L’Italia chieda più flessibilità, ora Berlino deve cedere

di Giulio Sapelli
3 Minuti di Lettura
Lunedì 17 Agosto 2015, 00:11
Che si diranno oggi pomeriggio a Milano Angela Merkel e Matteo Renzi? È in atto da tempo - da quando il premier italiano ha conquistato il podio della direzione del governo - un mutamento dell’atteggiamento dell’Italia nei confronti dell’Europa e soprattutto della sua direzione ossia del potere situazionale di fatto che ne ha il controllo. Non si è più eterocomandati come era con Monti e non si è più solo titubanti e incerti come era con Letta. Ora il messaggio che si invia sia alle tecnostrutture europee sia ai mass media è chiaro anche se ancora troppo poco deciso. E si riassume così: più crescita e meno austerità, più politiche di bilancio che tendano all’autonomia relativa degli Stati e meno strumenti automatici di controllo che sempre più concentrano meccanismi servili e vincoli, piuttosto che opportunità di possibili politiche economiche espansive.

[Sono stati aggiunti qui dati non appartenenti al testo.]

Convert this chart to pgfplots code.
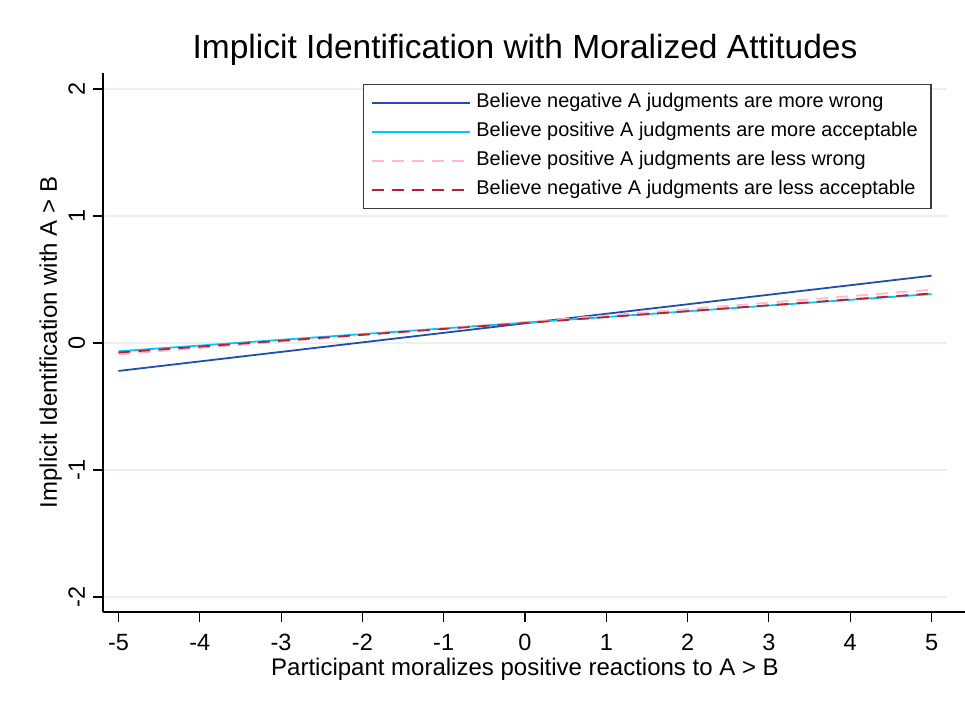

Ed è proprio contro questo possibile cambiamento di orientamento italiano e in potenza anche francese che si è levata forte e minacciosa la voce di Schauble e dopo di lui ha tuonato il corno-svevo del vichingo presidente della Bundesbank con una arroganza inaudita per il suo intromettersi in faccende squisitamente politiche. Coloro che hanno concepito l’Europa come uno strumento di dominazione economica delle nazioni nordico continentali sulle nazioni dell’Europa del Sud, vogliono ancora più porre al sicuro il meccanismo di spogliazione economica che via via le politiche dell’austerità quel dominio hanno reso ferreo per anni.



Il meccanismo è semplice: prestiti bancari tedeschi (e francesi, di qui il tergiversare della Francia) per stimolare a debito la domanda degli Stati europei del Sud, così da far fare profitti alle imprese del blocco teutonico e indebitare gli stati del Sud Europa. Appena la crisi è apparsa all’orizzonte i problemi sono esplosi. Anche la Germania si è arenata. Non cresce più. E tutto si ferma, anche ciò che si dava in compenso ai sudditi, ossia le esportazioni italiane e sudiste in Germania adesso sono in pericolo. Il sistema vassallatico sta andando in pezzi e anche le notizie che vengono da oltre oceano sono pericolose. Tutto si sta fermando, anche in Cina.



L’idea di Schauble e del suo capo della Bundesbank sono pazzesche. Credono di poter sostituire l’assenza di domanda interna, aggravando ancor di più i vincoli di bilancio e penalizzando in ogni modo la crescita. Non hanno imparato nulla dalla crisi greca la cui risoluzione ha sconfessato le loro teorie e il loro operato. Sconfitti, tentano con le schiere baltiche e polacche di assestare il colpo fatale. Si tratta di ciò che ho già indicato come il vizio paranoico dello scorpione che condanna se stesso alla morte per la coazione a ripetere. Confido che il colloquio odierno del nostro primo ministro con Angela Merkel possa porre le basi per far sì che questa coazione a ripetere si interrompa.



Si incontrano due politici puri. Angela Merkel non può non comprendere che seguire la via del dominio anziché dell’alleanza, seguire la via della sottrazione anziché della condivisione della sovranità politica (non tecnocratica) non può non voler dire anche il suo indebolimento politico e la stessa fine della Germania come potenza continentale. Quella potenza è soprattutto - ahimé - ormai legata solo più al dominio economico e non ancora alla cultura splendida di un tempo. E quindi Angela Merkel non può non comprendere che la crisi da deflazione non è passeggera ma continuerà e l’unico modo per affrontarla è condividere una politica economica nuova e diversa. È la sua sola salvezza. Se non percorrerà questa strada i falchi della Cdu e della Csu e la disarmante debolezza socialdemocratica la faranno prigioniera di una scelta che non potrà che essere disastrosa per tutti e in primo luogo per lei.



L’Europa ha bisogno di una nuova Angela Merkel, di una leader che riscopra il vero destino tedesco che è quello di Heine e di Bonhoffer. Un destino di universalità e non di nazionalismo travestito da rigore tecnocratico. Questa è la politica, la vera politica che può ancora salvare l’Europa. Renzi ha una grande responsabilità. Sappia che tutte le grandi rivoluzioni diplomatiche sono storicamente accadute grazie ai rapporti personali tra i capi dei popoli, tra i capi dei governi, tra i leader. Per questo dobbiamo poter sperare che da una passeggiata colta e serena all’Expo, manifestazione per sua natura universale, possa aprirsi una nuova pagina della storia non solo europea.